The World Cup – eventually won by Spain following Olga Carmona's final strike against England – was defined by upsets, with Germany and Brazil suffering group-stage eliminations.

Jamaica, South Africa, Morocco and Colombia earned plaudits by reaching the knockout stages, and Morace believes a sense of unpredictability contributed to the tournament's success. 

"It was an absolutely special World Cup because teams like Germany, the United States and Brazil immediately left the competition. It is clear that this has shocked everyone," she said.

"This certainly means that, on one hand, some teams have grown a lot, but it also means that teams like the USA or Germany or Brazil had to do better. 

"It was a very, very special World Cup. In the end, however, the final was played between the two best teams. Spain and England were the two teams absolutely on a tactical level and also on a technical level. They expressed the best football. 

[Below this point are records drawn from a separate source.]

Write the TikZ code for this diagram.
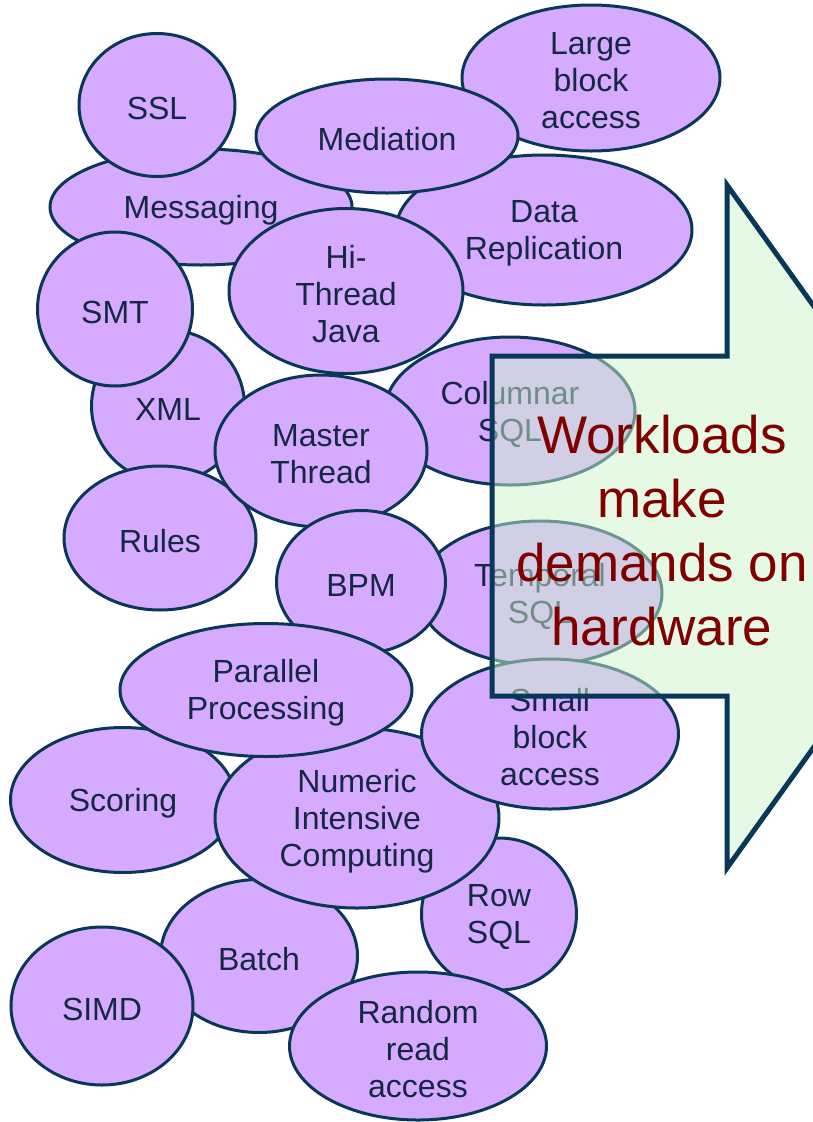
\documentclass[tikz,border=0pt]{standalone}
\usepackage{fontspec}
\setmainfont{Liberation Sans}
\usetikzlibrary{shapes.geometric}
\definecolor{bfill}{RGB}{214,170,255}
\definecolor{bline}{RGB}{10,55,85}
\definecolor{btext}{RGB}{20,40,70}
\definecolor{afill}{RGB}{205,245,205}
\definecolor{aline}{RGB}{8,55,90}
\definecolor{atext}{RGB}{128,0,0}
\begin{document}
\begin{tikzpicture}[x=1pt,y=-1pt,
  blob/.style={ellipse, draw=bline, line width=3pt, fill=bfill, inner sep=0pt},
  lbl/.style={text=btext, align=center, font=\fontsize{32}{37}\selectfont, inner sep=0pt, yshift=-3pt},
  bigarrow/.style={draw=aline, line width=5pt, fill=afill, fill opacity=0.5, line join=miter},
  bigtext/.style={text=atext, align=center, font=\fontsize{53}{64}\selectfont, inner sep=0pt}]
\useasboundingbox (0,0) rectangle (813,1122);
\clip (0,0) rectangle (813,1122);
\fill[white] (0,0) rectangle (813,1122);
% bottom to top
\node[blob, minimum width=258pt, minimum height=146pt, label={[lbl]center:Large\\block\\access}] (large) at (591,78) {};
\node[blob, minimum width=296pt, minimum height=150pt, label={[lbl]center:Data\\Replication}] (datarep) at (544,230) {};
\node[blob, minimum width=302pt, minimum height=116pt, label={[lbl]center:Messaging}] (msg) at (201,207) {};
\node[blob, minimum width=156pt, minimum height=143pt, label={[lbl]center:SSL}] (ssl) at (157,105) {};
\node[blob, minimum width=262pt, minimum height=114pt, label={[lbl]center:Mediation}] (med) at (387,136) {};
\node[blob, minimum width=153pt, minimum height=152pt, label={[lbl]center:XML}] (xml) at (168,406) {};
\node[blob, minimum width=155pt, minimum height=154pt, label={[lbl]center:SMT}] (smt) at (115,309) {};
\node[blob, minimum width=250pt, minimum height=148pt, label={[lbl]center:Columnar\\SQL}] (col) at (510,411) {};
\node[blob, minimum width=234pt, minimum height=165pt, label={[lbl]center:Hi-\\Thread\\Java}] (hithread) at (346,291) {};
\node[blob, minimum width=192pt, minimum height=144pt, label={[lbl]center:Rules}] (rules) at (160,538) {};
\node[blob, minimum width=212pt, minimum height=152pt, label={[lbl]center:Master\\Thread}] (master) at (321,451) {};
\node[blob, minimum width=244pt, minimum height=144pt, label={[lbl]center:Temporal\\SQL}] (temporal) at (540,593) {};
\node[blob, minimum width=169pt, minimum height=143pt, label={[lbl]center:BPM}] (bpm) at (361,582) {};
\node[blob, minimum width=225pt, minimum height=145pt, label={[lbl]center:Scoring}] (scoring) at (123,800) {};
\node[blob, minimum width=155pt, minimum height=152pt, label={[lbl]center:Row\\SQL}] (rowsql) at (499,914) {};
\node[blob, minimum width=197pt, minimum height=153pt, label={[lbl]center:Batch}] (batch) at (259,956) {};
\node[blob, minimum width=182pt, minimum height=158pt, label={[lbl]center:SIMD}] (simd) at (102,1006) {};
\node[blob, minimum width=284pt, minimum height=180pt, label={[lbl]center:Numeric\\Intensive\\Computing}] (numeric) at (357,818) {};
\node[blob, minimum width=257pt, minimum height=150pt, label={[lbl]center:Small\\block\\access}] (small) at (550,734) {};
\node[blob, minimum width=292pt, minimum height=133pt, label={[lbl]center:Parallel\\Processing}] (parallel) at (266,690) {};
\node[blob, minimum width=257pt, minimum height=148pt, label={[lbl]center:Random\\read\\access}] (random) at (418,1046) {};
% big arrow
\draw[bigarrow] (492,356) -- (727,356) -- (727,185) -- (972,527) -- (727,868) -- (727,696) -- (492,696) -- cycle;
\node[bigtext] (workloads) at (662,531) {Workloads\\make\\demands on\\hardware};
\end{tikzpicture}
\end{document}
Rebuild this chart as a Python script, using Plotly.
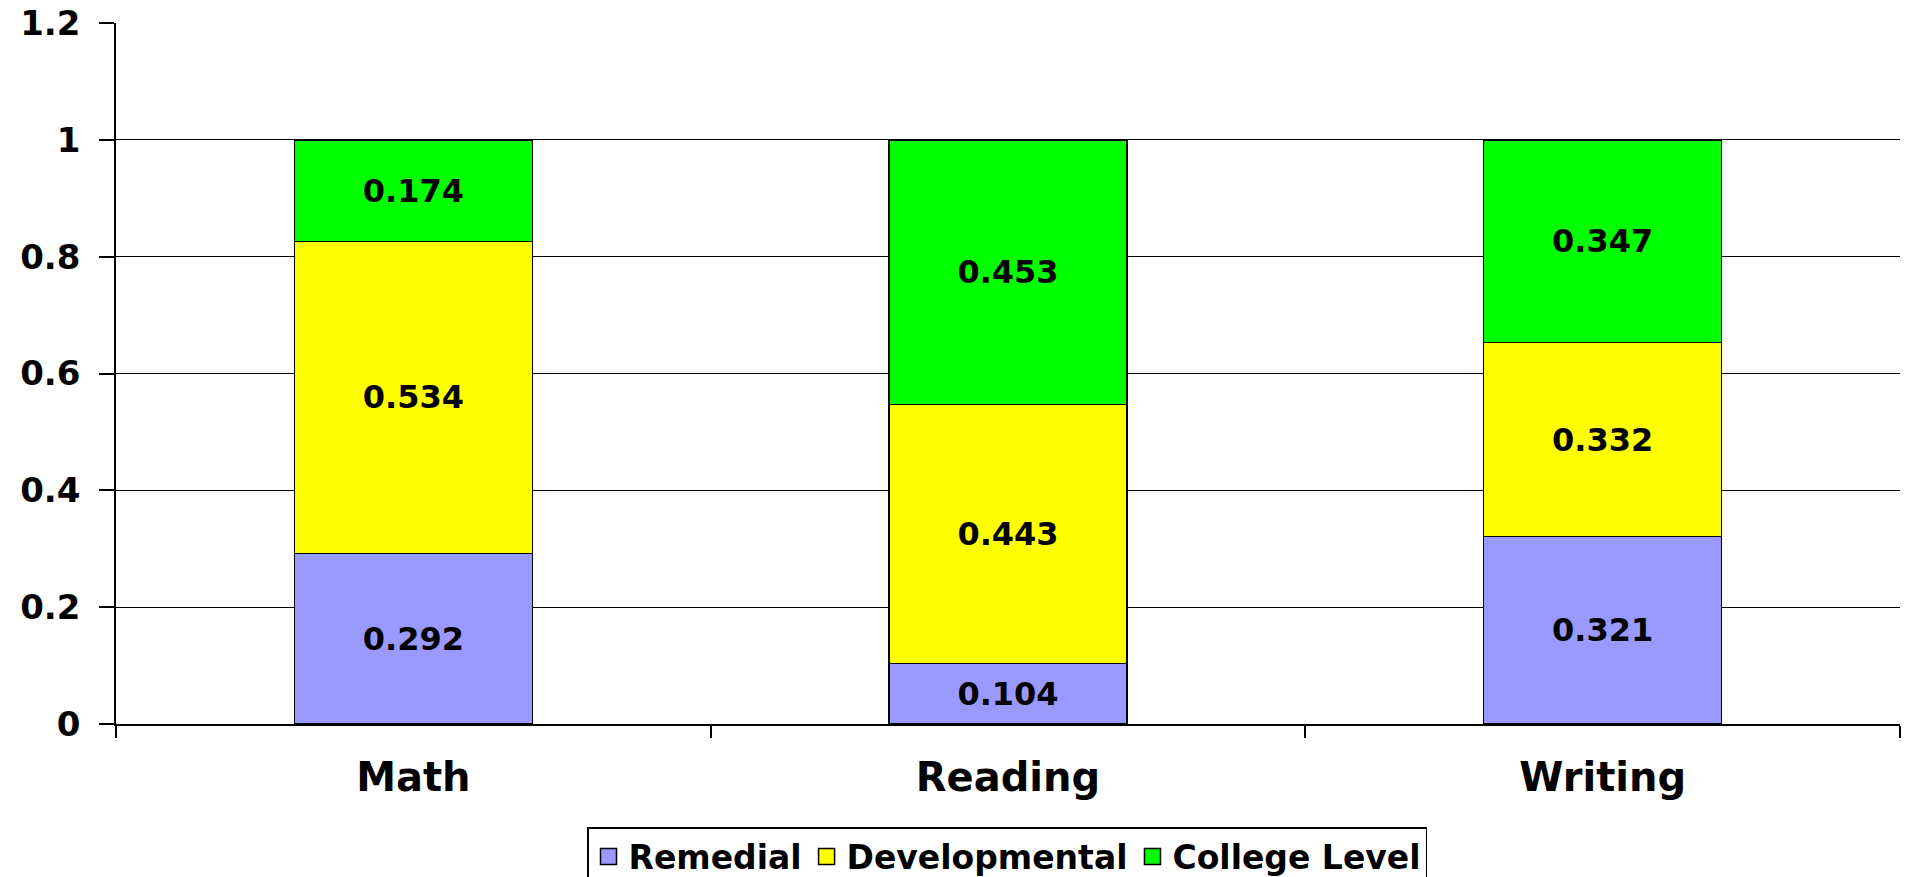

"I wouldn't say that from a tactical point of view this was the best World Cup ever, because we saw that many teams had little possession, especially teams like South Africa, like Nigeria.

"The big teams probably didn't expect to find teams that played a different kind of football, more physical and more vertical. Then, in the end, the World Cup was won by the team that had the most possession in the whole championship."

Victors Spain managed more build-up attacks (23) than any other team at the World Cup, ahead of runners-up England (20). Meanwhile, the Lionesses were the only side to better Spain's 92 sequences of 10 or more passes, recording 100.